Solar Cells are Now Transparent
We have covered a lot of different aspects of solar cell technology here at ATS in our quest to provide you with interesting new technologies. We have explored topics like increased solar efficiency, biomass gasification, and artificial photosynthesis. However, there’s a new technology in town this week that can change not just how solar power works but where it can be used. Transparent solar power may soon be an available technology. This technology would have the potential to allow all clear surfaces, from windows to phones, to be used as a receptor for storing and converting solar energy.
If you haven’t been following us, developing technologies is a subject that is near and dear to ATS considering that we test for and remove outdated storage tanks and even developed our own tank testing equipment. Scientists, engineers and entrepreneurs are constantly creating new technologies that make our daily lives easier, streamline difficult processes, improve the environment, and generally bring us closer as a global community. On most Thursdays, the ATS blog strives to bring you a new “tech” that we think is worth learning about!

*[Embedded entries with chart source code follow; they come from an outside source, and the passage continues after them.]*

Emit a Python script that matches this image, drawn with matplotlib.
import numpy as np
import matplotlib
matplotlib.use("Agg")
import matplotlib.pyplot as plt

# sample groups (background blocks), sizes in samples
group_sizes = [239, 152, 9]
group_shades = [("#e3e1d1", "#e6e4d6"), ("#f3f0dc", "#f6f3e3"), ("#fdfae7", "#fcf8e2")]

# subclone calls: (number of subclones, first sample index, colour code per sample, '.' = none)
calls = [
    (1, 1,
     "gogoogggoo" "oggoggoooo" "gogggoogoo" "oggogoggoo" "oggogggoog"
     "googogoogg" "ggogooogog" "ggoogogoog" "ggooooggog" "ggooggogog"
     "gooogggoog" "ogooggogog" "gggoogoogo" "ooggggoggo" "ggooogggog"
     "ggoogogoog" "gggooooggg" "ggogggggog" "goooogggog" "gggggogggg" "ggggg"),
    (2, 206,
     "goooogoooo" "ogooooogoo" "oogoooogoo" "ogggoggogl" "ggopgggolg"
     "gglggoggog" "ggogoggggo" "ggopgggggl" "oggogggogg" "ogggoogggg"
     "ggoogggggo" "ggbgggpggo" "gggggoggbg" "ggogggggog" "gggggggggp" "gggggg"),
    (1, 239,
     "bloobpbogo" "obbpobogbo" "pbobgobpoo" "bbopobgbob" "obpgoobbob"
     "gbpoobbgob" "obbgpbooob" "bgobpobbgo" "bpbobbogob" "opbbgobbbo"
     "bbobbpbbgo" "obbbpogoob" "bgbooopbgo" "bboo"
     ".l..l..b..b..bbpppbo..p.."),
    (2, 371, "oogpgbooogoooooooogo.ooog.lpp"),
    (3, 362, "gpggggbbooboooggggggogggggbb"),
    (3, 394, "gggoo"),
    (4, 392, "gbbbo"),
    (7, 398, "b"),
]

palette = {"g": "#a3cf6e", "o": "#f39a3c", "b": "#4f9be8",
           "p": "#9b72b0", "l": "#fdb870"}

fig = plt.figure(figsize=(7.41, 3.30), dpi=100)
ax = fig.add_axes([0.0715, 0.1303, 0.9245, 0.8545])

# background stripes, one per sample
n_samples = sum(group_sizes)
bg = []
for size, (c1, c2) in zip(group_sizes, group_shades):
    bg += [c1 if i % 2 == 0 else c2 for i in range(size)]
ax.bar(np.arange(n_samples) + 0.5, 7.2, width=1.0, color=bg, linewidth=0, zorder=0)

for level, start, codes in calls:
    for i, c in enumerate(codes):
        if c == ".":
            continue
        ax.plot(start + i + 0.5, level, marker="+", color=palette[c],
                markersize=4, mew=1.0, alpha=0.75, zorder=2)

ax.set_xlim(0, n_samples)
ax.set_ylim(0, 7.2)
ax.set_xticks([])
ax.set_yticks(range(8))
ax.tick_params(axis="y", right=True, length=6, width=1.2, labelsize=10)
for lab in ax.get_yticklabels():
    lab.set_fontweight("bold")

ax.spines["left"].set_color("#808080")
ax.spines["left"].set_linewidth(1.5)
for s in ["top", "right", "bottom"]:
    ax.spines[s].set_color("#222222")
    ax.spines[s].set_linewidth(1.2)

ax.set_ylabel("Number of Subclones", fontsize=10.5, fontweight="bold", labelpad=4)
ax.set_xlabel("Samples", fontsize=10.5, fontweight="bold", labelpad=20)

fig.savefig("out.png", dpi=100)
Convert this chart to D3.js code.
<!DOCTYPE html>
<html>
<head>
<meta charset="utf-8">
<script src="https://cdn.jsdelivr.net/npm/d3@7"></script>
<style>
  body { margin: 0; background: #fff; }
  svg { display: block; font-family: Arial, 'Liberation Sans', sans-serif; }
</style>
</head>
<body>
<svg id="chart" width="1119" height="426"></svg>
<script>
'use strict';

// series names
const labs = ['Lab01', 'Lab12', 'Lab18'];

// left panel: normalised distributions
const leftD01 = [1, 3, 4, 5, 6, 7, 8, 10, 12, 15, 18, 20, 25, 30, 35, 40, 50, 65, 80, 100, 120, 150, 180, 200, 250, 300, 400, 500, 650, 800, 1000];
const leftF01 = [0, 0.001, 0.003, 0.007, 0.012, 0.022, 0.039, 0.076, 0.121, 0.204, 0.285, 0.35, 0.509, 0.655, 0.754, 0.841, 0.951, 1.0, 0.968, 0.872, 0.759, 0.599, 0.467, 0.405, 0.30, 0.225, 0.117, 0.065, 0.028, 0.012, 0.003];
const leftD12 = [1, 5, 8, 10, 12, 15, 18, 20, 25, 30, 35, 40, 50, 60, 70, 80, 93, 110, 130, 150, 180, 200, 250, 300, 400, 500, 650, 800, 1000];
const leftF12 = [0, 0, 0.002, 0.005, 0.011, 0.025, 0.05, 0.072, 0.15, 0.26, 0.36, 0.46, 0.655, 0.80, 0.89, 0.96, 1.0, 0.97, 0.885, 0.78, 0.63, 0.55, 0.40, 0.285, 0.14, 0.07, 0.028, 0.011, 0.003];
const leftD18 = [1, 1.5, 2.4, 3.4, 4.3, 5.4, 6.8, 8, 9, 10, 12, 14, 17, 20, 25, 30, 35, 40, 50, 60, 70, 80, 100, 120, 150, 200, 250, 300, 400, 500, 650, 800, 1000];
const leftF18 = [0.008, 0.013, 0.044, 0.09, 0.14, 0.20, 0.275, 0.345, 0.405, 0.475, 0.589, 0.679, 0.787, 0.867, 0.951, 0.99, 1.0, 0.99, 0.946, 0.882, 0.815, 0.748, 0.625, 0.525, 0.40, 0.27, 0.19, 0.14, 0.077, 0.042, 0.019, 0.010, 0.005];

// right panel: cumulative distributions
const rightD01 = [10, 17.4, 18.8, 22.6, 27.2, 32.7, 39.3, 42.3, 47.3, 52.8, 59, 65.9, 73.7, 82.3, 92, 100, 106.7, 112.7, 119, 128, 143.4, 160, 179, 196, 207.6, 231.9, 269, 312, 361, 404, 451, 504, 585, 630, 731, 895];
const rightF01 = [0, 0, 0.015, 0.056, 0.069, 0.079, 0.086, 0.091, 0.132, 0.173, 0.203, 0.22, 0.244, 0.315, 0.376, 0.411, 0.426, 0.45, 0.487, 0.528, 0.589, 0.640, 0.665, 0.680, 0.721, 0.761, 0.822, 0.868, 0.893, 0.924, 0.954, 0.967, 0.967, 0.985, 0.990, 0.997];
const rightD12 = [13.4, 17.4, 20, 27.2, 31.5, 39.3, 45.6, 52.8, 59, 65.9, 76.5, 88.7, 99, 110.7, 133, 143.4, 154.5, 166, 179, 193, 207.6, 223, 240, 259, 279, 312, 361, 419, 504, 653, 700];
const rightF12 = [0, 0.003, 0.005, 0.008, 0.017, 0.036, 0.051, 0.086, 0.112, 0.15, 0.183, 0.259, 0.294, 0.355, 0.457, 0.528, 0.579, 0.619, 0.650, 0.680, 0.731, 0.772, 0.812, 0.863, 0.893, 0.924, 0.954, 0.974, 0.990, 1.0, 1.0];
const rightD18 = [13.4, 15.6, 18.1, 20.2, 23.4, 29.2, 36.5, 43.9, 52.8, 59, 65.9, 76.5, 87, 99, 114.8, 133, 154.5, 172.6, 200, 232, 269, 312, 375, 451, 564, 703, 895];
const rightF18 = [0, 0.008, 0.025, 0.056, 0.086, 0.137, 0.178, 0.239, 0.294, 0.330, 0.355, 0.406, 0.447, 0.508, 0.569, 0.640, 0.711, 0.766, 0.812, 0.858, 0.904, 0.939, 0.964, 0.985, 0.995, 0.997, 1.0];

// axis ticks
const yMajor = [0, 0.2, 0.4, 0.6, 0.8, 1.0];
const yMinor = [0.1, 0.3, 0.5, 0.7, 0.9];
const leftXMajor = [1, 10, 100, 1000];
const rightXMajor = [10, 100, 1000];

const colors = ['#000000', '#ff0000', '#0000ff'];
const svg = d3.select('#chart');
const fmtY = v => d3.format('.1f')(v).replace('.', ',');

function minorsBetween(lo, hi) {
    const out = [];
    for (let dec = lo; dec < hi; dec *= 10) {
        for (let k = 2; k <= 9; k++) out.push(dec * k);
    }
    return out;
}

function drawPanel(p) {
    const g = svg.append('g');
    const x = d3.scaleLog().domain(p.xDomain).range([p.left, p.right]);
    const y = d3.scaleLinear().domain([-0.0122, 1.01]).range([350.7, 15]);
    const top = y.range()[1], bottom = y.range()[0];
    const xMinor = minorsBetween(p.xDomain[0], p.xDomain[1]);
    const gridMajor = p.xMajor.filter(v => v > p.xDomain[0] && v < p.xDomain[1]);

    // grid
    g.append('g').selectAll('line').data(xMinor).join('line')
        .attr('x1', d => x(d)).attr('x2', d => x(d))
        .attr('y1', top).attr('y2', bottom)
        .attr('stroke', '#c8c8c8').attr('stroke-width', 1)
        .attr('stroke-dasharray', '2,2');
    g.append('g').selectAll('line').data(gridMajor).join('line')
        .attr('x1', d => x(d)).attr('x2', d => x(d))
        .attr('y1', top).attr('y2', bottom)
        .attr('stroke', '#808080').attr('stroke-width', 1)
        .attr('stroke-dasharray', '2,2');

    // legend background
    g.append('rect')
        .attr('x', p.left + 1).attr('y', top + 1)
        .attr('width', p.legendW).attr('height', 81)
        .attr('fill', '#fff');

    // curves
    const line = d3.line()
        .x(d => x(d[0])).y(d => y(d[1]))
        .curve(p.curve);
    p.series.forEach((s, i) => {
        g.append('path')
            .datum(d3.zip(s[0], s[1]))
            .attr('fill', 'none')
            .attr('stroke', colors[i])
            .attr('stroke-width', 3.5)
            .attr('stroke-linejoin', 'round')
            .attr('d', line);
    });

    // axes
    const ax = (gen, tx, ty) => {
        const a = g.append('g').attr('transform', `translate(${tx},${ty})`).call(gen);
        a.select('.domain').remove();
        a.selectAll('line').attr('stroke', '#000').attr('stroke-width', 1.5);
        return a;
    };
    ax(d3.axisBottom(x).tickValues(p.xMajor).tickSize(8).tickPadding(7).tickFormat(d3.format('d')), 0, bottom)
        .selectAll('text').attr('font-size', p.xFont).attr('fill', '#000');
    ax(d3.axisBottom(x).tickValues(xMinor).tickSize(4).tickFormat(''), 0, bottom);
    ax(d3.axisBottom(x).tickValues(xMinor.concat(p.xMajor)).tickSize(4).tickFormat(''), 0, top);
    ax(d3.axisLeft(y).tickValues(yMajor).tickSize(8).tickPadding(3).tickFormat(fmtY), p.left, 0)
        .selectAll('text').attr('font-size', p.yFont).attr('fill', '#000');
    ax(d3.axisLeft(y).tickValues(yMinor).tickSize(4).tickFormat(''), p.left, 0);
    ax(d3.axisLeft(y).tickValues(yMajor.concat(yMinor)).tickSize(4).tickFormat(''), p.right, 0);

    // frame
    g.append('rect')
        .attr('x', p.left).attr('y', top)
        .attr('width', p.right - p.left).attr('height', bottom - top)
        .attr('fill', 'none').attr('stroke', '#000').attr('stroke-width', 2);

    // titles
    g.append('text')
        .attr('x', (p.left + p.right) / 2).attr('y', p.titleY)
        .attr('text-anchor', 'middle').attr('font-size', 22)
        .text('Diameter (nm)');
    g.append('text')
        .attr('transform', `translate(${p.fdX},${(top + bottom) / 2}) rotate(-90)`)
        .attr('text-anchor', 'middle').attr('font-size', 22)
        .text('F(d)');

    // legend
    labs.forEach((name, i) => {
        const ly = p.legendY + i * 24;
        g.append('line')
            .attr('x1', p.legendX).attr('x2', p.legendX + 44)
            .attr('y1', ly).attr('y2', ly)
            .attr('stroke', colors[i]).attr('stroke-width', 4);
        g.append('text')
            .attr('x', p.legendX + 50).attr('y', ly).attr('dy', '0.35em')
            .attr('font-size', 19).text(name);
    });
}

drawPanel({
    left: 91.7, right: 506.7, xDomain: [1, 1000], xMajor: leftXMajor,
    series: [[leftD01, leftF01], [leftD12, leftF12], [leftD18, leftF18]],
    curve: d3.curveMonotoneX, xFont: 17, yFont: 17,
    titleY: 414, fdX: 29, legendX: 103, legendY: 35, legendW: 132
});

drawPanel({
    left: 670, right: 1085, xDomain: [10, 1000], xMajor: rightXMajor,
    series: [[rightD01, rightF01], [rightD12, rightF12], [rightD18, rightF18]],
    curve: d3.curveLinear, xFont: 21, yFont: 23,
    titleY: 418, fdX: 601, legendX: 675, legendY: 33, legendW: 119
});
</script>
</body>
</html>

A lot of the approach to solar energy harvesting has been focused on the efficiency of the system. The most efficient systems were often opaque. However, researchers at Massachusetts Institute of Technology and The Michigan State University, believe they have bridged the gap between transparency and effectiveness. The connection relies on organic chemistry wherein the material is tuned to only allow ultraviolet and near infrared wavelengths. While colored surfaces remain more efficient for now, transparent surfaces will be able to be multi-use. Currently, researchers envision using the technology to power electronic devices.
Although the technology is still being developed, the possibilities for solar cells in transparent surfaces are endless.